— Exercise —
Determine which lines contain the word "script", then copy those lines.

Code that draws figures
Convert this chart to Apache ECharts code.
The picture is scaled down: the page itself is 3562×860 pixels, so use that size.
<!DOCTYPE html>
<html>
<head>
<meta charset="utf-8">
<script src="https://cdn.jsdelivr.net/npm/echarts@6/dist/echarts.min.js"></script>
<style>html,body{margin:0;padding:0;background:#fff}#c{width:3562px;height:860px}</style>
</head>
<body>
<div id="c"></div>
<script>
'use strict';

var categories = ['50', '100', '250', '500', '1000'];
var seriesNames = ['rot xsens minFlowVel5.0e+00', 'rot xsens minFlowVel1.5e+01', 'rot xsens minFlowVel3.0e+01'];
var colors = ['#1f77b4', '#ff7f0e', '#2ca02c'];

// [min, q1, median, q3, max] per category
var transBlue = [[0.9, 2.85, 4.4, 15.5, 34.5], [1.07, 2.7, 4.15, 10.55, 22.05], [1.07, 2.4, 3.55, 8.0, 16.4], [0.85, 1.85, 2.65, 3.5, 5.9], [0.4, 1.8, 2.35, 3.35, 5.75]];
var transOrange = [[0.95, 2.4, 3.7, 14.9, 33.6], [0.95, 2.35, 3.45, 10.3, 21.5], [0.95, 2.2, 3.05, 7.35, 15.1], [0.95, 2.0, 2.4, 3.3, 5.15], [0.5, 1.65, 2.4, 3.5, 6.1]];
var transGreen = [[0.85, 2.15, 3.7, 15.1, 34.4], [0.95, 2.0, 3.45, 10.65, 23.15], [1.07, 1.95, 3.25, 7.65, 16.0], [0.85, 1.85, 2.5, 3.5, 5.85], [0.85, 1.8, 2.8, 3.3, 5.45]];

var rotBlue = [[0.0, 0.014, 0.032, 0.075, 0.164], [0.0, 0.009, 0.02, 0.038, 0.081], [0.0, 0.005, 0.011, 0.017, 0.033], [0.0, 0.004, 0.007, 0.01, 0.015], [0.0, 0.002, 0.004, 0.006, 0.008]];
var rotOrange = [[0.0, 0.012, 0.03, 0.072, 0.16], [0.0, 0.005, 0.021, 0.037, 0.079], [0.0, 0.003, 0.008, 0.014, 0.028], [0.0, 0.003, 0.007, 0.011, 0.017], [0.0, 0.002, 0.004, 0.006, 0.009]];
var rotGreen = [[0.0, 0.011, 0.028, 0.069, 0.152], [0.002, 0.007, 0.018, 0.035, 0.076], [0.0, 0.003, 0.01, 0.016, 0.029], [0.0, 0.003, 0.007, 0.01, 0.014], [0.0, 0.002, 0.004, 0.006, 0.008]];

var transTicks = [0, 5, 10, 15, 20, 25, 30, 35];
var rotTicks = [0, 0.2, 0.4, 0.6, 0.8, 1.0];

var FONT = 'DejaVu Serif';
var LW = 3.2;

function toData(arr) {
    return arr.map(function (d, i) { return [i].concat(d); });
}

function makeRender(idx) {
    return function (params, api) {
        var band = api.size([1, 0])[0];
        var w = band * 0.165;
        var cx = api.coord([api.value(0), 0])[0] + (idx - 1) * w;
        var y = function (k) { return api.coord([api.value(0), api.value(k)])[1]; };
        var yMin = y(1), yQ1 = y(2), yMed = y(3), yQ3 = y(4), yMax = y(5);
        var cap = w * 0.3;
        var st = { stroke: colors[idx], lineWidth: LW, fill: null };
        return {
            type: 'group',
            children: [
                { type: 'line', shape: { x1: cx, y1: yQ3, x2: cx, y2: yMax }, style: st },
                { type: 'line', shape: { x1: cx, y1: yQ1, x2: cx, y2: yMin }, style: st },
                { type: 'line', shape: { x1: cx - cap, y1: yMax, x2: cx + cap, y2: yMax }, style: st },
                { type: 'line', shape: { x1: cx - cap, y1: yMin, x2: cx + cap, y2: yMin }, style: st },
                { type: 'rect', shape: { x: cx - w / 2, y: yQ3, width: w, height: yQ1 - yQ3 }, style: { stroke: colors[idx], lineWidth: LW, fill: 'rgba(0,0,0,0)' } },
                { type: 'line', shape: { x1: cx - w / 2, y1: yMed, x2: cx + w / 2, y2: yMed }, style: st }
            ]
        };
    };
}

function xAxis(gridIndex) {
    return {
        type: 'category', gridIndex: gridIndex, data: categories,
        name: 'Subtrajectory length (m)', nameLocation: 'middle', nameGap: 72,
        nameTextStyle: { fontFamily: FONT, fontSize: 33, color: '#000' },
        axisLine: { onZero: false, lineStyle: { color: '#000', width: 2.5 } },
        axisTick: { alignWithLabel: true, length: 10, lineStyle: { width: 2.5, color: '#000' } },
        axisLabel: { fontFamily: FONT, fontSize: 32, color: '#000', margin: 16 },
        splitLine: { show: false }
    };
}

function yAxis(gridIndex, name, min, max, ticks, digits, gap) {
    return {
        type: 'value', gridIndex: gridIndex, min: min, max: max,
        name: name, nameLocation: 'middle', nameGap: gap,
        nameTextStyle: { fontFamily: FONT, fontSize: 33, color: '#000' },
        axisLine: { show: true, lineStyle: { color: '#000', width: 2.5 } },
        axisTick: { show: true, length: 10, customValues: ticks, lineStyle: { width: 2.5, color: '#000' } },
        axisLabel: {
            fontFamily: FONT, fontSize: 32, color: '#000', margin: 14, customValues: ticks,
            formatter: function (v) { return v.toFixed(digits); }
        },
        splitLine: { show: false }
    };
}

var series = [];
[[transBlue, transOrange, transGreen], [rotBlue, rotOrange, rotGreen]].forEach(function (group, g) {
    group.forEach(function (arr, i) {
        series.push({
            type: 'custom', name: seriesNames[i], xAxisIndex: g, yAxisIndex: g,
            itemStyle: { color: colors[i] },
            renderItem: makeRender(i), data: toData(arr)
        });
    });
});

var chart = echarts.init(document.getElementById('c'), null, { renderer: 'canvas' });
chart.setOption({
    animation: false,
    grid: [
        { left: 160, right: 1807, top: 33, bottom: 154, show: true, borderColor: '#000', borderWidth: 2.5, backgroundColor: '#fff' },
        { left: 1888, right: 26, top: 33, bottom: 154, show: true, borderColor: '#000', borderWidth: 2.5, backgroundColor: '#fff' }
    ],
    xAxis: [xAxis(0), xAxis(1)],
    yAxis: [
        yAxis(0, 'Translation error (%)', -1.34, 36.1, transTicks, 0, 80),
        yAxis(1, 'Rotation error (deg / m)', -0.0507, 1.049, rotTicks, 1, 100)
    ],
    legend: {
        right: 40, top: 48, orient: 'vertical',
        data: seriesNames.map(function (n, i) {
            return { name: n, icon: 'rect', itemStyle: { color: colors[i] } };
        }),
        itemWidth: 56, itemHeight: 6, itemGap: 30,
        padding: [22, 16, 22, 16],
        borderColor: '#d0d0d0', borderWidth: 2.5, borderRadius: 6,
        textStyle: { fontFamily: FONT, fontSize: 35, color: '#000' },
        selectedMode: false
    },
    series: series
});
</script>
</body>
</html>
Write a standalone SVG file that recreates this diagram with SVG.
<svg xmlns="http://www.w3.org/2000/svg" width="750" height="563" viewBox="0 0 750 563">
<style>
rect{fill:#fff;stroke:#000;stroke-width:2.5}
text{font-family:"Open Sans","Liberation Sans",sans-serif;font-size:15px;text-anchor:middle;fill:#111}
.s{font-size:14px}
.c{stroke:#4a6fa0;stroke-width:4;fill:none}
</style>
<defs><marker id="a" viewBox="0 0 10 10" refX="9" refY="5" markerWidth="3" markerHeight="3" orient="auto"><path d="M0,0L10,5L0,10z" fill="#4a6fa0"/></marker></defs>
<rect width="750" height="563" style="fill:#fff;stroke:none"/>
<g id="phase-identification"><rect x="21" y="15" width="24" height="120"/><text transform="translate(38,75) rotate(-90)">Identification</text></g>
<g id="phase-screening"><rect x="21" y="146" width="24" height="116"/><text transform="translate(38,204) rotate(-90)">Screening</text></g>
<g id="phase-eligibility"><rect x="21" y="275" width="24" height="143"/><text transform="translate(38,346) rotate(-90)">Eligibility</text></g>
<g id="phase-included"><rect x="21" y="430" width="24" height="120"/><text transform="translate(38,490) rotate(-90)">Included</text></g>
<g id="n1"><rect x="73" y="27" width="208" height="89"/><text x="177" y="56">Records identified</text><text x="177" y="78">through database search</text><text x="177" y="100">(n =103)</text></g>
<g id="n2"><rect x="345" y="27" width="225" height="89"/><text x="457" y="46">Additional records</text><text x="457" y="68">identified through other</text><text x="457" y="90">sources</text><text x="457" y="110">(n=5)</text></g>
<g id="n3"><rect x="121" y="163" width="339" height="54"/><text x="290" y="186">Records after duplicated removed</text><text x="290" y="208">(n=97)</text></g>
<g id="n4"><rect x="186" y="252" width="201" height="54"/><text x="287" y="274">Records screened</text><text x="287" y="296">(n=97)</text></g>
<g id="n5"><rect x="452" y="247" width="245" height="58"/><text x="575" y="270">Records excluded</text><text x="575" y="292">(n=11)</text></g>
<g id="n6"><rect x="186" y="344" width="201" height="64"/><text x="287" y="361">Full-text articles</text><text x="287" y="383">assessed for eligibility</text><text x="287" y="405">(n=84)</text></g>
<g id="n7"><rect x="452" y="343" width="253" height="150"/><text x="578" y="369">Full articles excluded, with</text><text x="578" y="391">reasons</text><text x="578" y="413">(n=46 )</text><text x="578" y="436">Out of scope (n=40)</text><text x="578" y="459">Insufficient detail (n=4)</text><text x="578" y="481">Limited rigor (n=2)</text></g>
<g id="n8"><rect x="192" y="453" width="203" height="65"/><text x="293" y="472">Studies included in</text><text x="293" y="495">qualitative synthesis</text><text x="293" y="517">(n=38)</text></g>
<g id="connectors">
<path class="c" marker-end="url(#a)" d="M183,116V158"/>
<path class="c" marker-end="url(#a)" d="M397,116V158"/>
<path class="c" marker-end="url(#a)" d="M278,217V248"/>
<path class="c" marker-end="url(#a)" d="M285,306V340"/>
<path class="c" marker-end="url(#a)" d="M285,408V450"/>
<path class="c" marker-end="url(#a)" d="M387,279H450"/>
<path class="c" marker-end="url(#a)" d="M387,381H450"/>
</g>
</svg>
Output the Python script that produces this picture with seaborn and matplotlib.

— Task result —
<script src="https://cdn.jsdelivr.net/npm/echarts@6/dist/echarts.min.js"></script>
<script>
</script>
Output the Python script that produces this picture with seaborn and matplotlib.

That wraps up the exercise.